HELENA – The state workers’ compensation fund paid $1 million of “incentive payments” to its employees last week, for meeting fiscal 2013 goals – but has ended the incentive plan for the future.
The Montana State Fund board, which oversees the quasi-governmental agency, decided earlier this year to halt the plan going forward, saying it had garnered “negative recognition” before the 2013 Legislature.
“The negative recognition during the last legislative session hindered productive discussion on some of the major policy issues that ought to have been addressed,” said Laurence Hubbard, president of the State Fund.
Nonetheless, the State Fund, which sells work-comp insurance to 26,000 Montana businesses, paid out incentives last Friday to 245 of its 280 employees, for the fiscal year ending June 30. Another eight former employees who are now retired also got incentive payments for 2013.
Also last week, the State Fund announced it will return $12 million in dividends to 23,000 of its customers, the largest annual dividend payout by the fund. Work-comp coverage, required by state law, insures businesses against on-the-job injuries to workers.
The 2013 incentive payments to State Fund employees averaged 6.3 percent of an employees’ eligible income and ranged from $600 to $9,500 for non-executive workers.
About 12 percent of the total incentive plan payout went to the State Fund’s five highest-paid executives. Those executives and their salaries and payments for fiscal 2013 are:
• Hubbard, State Fund president: $270,900 salary, $29,800 incentive payment.
• Albert Parisian, chief information officer: $189,900 salary, $23,600 incentive payment.

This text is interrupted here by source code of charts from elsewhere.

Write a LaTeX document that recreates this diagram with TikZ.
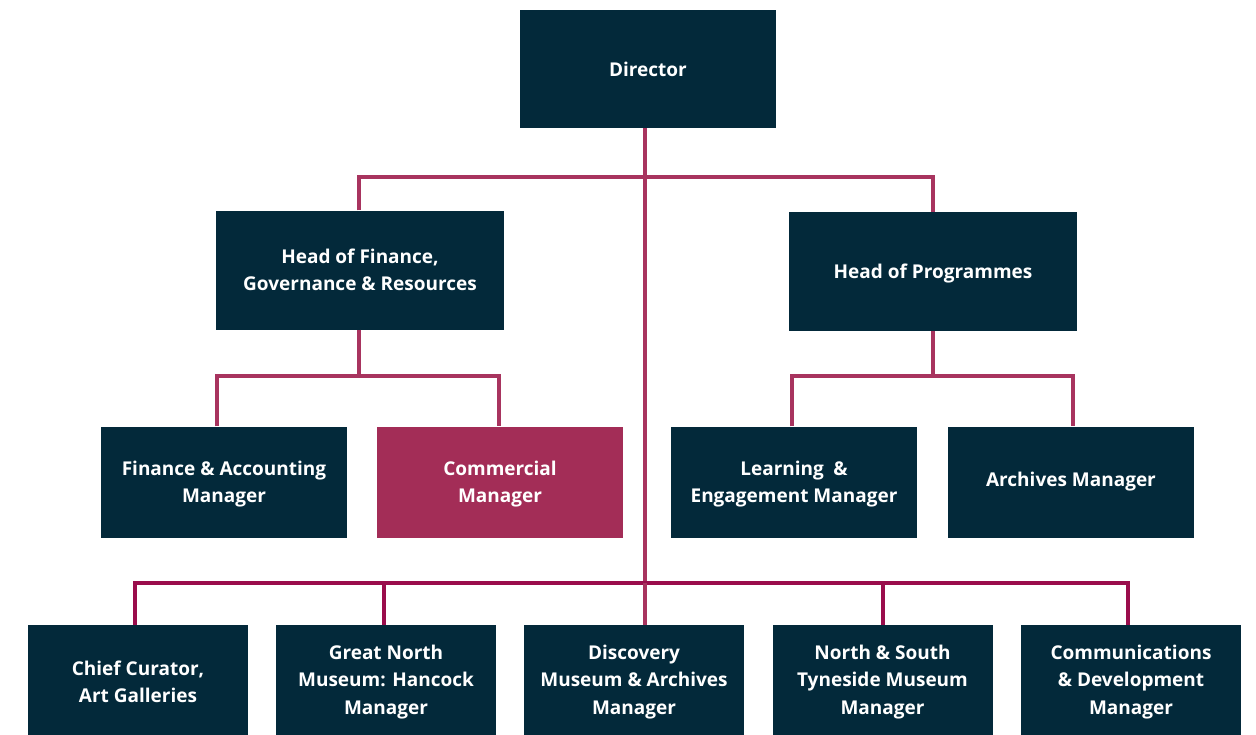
\documentclass[tikz,border=0pt]{standalone}
\usepackage{fontspec}
\setmainfont{Open Sans}
% last line without descender depth, so the caps sit on the optical centre
\newcommand\nodepth[1]{\raisebox{0pt}[\height][0pt]{#1}}
\begin{document}
\definecolor{navy}{HTML}{03293A}
\definecolor{berry}{HTML}{A32D57}
\definecolor{linkup}{HTML}{A8345F}
\definecolor{linkdown}{HTML}{9A0D4C}
\begin{tikzpicture}[x=1pt,y=-1pt,
  role/.style={fill=navy,draw=none,text=white,font=\bfseries\fontsize{19}{27.5}\selectfont,
    align=center,inner sep=0pt,minimum width=#1},
  role/.default=246,
  top/.style={role=288,minimum height=119},
  mid/.style={role=246,minimum height=111},
  low/.style={role=220,minimum height=114},
  link/.style={draw=linkup,line width=4pt},
  linkb/.style={draw=linkdown,line width=4pt}]
\useasboundingbox (0,0) rectangle (1256,734);
% reporting lines
\coordinate (trunk) at (645,177);
\coordinate (bar) at (645,583);
\coordinate (finbar) at (359,376);
\coordinate (progbar) at (933,376);
% boxes
\node[role=256,minimum height=118] (dir) at (648,69) {Director};
\node[top] (hof) at (360,270) {Head of Finance,\\Governance \& Resources};
\node[top] (hop) at (933,271.5) {\nodepth{Head of Programmes}};
\node[mid] (fam) at (224,482) {Finance \& Accounting\\\nodepth{Manager}};
\node[mid,fill=berry] (com) at (500,482) {Commercial\\\nodepth{Manager}};
\node[mid] (lem) at (794,482) {Learning\enspace\&\\\nodepth{Engagement Manager}};
\node[mid] (arc) at (1071,482) {Archives Manager};
\node[low] (cur) at (138,682) {Chief Curator,\\Art Galleries};
\node[low] (gnm) at (386,682) {Great North\\Museum: Hancock\\Manager};
\node[low] (dma) at (634,682) {Discovery\\Museum \& Archives\\Manager};
\node[low] (nst) at (882.5,682) {North \& South\\Tyneside Museum\\Manager};
\node[low] (cdm) at (1131,682) {Communications\\\& Development\\Manager};
% connectors
\draw[link] (dir.south -| trunk) -- (bar);
\draw[link] (hof.north -| finbar) -- (finbar |- trunk) -- (hop.north |- trunk) -- (hop.north);
\draw[link] (hof.south -| finbar) -- (finbar);
\draw[link] ([xshift=-7pt]fam.north) -- ([xshift=-7pt]fam.north |- finbar) -- ([xshift=-1pt]com.north |- finbar) -- ([xshift=-1pt]com.north);
\draw[link] (hop.south) -- (progbar);
\draw[link] ([xshift=-2pt]lem.north) -- ([xshift=-2pt]lem.north |- progbar) -- ([xshift=2pt]arc.north |- progbar) -- ([xshift=2pt]arc.north);
\draw[linkb] ([xshift=-3pt]cur.north) -- ([xshift=-3pt]cur.north |- bar) -- ([xshift=-3pt]cdm.north |- bar) -- ([xshift=-3pt]cdm.north);
\draw[linkb] ([xshift=-2pt]gnm.north) -- ([xshift=-2pt]gnm.north |- bar);
\draw[linkb] (nst.north) -- (nst.north |- bar);
\draw[link] (bar) -- (bar |- dma.north);
\end{tikzpicture}
\end{document}
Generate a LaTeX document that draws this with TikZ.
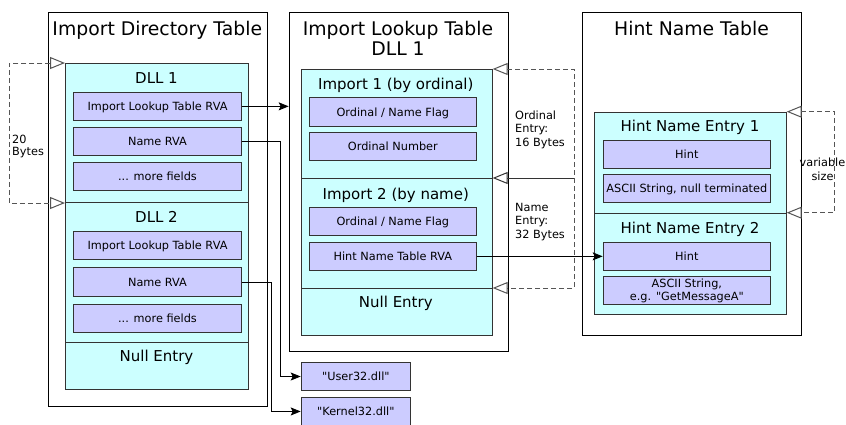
\documentclass[tikz,border=0pt]{standalone}
\usepackage{fontspec}
\setmainfont{DejaVu Sans}[Ligatures=TeXOff]
\usetikzlibrary{arrows.meta}
\definecolor{cy}{HTML}{CCFFFF}
\definecolor{pu}{HTML}{CCCCFF}
\definecolor{dk}{HTML}{333333}
\definecolor{gr}{HTML}{555555}
\begin{document}
\begin{tikzpicture}[x=1pt,y=-1pt,
  outer/.style={draw=black, line width=0.9pt, anchor=north west, inner sep=0pt},
  sect/.style={draw=dk, fill=cy, line width=1pt, anchor=north west, inner sep=0pt, minimum width=#1},
  fldbase/.style={draw=dk, fill=pu, line width=1pt, anchor=north west, inner sep=0pt, minimum width=#1, minimum height=28.3pt, font=\fontsize{11.3}{13.5}\selectfont},
  fld/.style={fldbase=#1, text height=8.2pt, text depth=0pt},
  ttl/.style={anchor=base, inner sep=0pt, font=\fontsize{18.8}{22}\selectfont},
  slbl/.style={anchor=base, inner sep=0pt, font=\fontsize{15}{18}\selectfont},
  note/.style={anchor=north west, inner sep=0pt, font=\fontsize{11.3}{13.4}\selectfont, align=left},
  arr/.style={draw=black, line width=0.9pt, -{Stealth[length=10pt,width=8pt,inset=2pt]}},
  brk/.style={draw=gr, line width=1pt, dash pattern=on 5pt off 3pt, {Triangle[open,fill=white,length=15pt,width=12pt]}-{Triangle[open,fill=white,length=15pt,width=12pt]}},
  tk/.style={draw=dk, line width=1pt, {Triangle[open,fill=white,length=15pt,width=12pt]}-},
]
\clip (0,0) rectangle (846,424);
\fill[white] (0,0) rectangle (846,424);

% ---------- Import Directory Table ----------
\node[outer, minimum width=218.7pt, minimum height=394pt] (idt) at (48,12) {};
\node[ttl] (idtt) at (157.3,35) {Import Directory Table};
\node[sect=183pt, minimum height=139pt] (dll1) at (65,63) {};
\node[sect=183pt, minimum height=140pt] (dll2) at (65,202) {};
\node[sect=183pt, minimum height=47pt] (null1) at (65,342) {};
\node[slbl] (dll1l) at (156.5,83) {DLL 1};
\node[slbl] (dll2l) at (156.5,222.7) {DLL 2};
\node[slbl] (null1l) at (156.5,361.7) {Null Entry};
\node[fld=167.4pt] (ilt1) at (73.3,91.7) {Import Lookup Table RVA};
\node[fld=167.4pt] (name1) at (73.3,126.9) {Name RVA};
\node[fld=167.4pt] (more1) at (73.3,162) {... more fields};
\node[fld=167.4pt] (ilt2) at (73.3,231) {Import Lookup Table RVA};
\node[fld=167.4pt] (name2) at (73.3,267.3) {Name RVA};
\node[fld=167.4pt] (more2) at (73.3,304) {... more fields};
\node[note] (bytes20) at (12,134.5) {20\\[-1pt]Bytes};

% ---------- Import Lookup Table ----------
\node[outer, minimum width=219pt, minimum height=339pt] (ilt) at (288.7,12) {};
\node[ttl] (iltt1) at (398,35) {Import Lookup Table};
\node[ttl] (iltt2) at (398,55) {DLL 1};
\node[sect=191pt, minimum height=109pt] (imp1) at (300.7,69) {};
\node[sect=191pt, minimum height=110pt] (imp2) at (300.7,178) {};
\node[sect=191pt, minimum height=47pt] (null2) at (300.7,288) {};
\node[slbl] (imp1l) at (395.8,89.3) {Import 1 (by ordinal)};
\node[slbl] (imp2l) at (395.8,199) {Import 2 (by name)};
\node[slbl] (null2l) at (395.8,307.3) {Null Entry};
\node[fld=166.7pt] (flag1) at (309,97.3) {Ordinal / Name Flag};
\node[fld=166.7pt] (ordnum) at (309,131.7) {Ordinal Number};
\node[fld=166.7pt] (flag2) at (309,206.7) {Ordinal / Name Flag};
\node[fld=166.7pt] (hntrva) at (309,241.7) {Hint Name Table RVA};
\node[note] (ordsz) at (515,110.7) {Ordinal\\Entry:\\16 Bytes};
\node[note] (namesz) at (515,202.8) {Name\\Entry:\\32 Bytes};

% ---------- Hint Name Table ----------
\node[outer, minimum width=218.7pt, minimum height=323pt] (hnt) at (582,12) {};
\node[ttl] (hntt) at (691.5,35) {Hint Name Table};
\node[sect=191.4pt, minimum height=101pt] (hn1) at (594.3,111.7) {};
\node[sect=191.4pt, minimum height=101.6pt] (hn2) at (594.3,212.7) {};
\node[slbl] (hn1l) at (690,131.7) {Hint Name Entry 1};
\node[slbl] (hn2l) at (690,233.3) {Hint Name Entry 2};
\node[fld=167.3pt] (hint1) at (602.7,140) {Hint};
\node[fld=167.3pt] (ascii1) at (602.7,174) {ASCII String, null terminated};
\node[fld=167.3pt] (hint2) at (602.7,241.7) {Hint};
\node[fldbase=167.3pt, minimum height=28pt, align=center, font=\fontsize{11.3}{13.2}\selectfont] (ascii2) at (602.7,276) {ASCII String,\\e.g. "GetMessageA"};
\node[note, align=center] (varsz) at (799.5,158.1) {variable\\size};

% ---------- DLL names ----------
\node[fld=109.3pt, minimum height=28pt] (user32) at (300.7,362) {"User32.dll"};
\node[fld=109.3pt, minimum height=28.5pt] (kernel32) at (300.7,396.7) {"Kernel32.dll"};

% ---------- connectors ----------
\draw[arr] (ilt1.east) -- (ilt1.east -| ilt.west);
\draw[arr] (name1.east) -- ++(38.5,0) |- (user32.west);
\draw[arr] (name2.east) -- ++(29.5,0) |- (kernel32.west);
\draw[arr] (hntrva.east) -- (hntrva.east -| hint2.west);

\draw[brk] (dll1.north west) -- ++(-56,0) |- (dll1.south west);
\draw[brk] (imp1.north east) -- ++(81.6,0) |- (null2.north east);
\draw[tk] (imp2.north east) -- ++(81.6,0);
\draw[brk] (hn1.north east) -- ++(48,0) |- (hn2.north east);
\end{tikzpicture}
\end{document}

• Mark Barry, vice president for corporate support: $164,200 salary, $17,900 incentive payment.
• Nancy Butler, general counsel: $164,200 salary, $16,500 incentive payment.
• Richard Root, vice president for operations: $157,900 salary, $12,300 incentive payment.
State Fund spokeswoman Mary Boyle said the incentive payments are based on whether employees meet pre-determined financial and performance goals.
The incentive plan for the State Fund began in 1996 for its executives and was expanded to all employees in fiscal 2002. It had no payout or virtually no payout in 2003, 2004, 2009 and 2010, and state executives waived their payments in 2011.
The 2012 incentive payments came under fire at the 2013 Legislature, when Sen. Jim Keane, D-Butte, sponsored a bill requiring the State Fund to use its own assets to pay off a $60 million debt for pre-1990 work-comp claims. The state treasury has been paying off the debt, as part of an earlier agreement.
During the Legislature, Keane said if the State Fund has millions of dollars in equity and money to make incentive payments to employees, it can pay off the old debt, instead of having the taxpayers do it.
The bill died in the final days of the Legislature in April.
Hubbard said the incentive plan has been an “integral part” of the State Fund’s financial and operational success, but that he and the board don’t want it to color future debate on the fund’s role and operations.
He also said the State Fund wants to maintain a “market-based pay for performance” compensation structure so it can compete for talented professionals.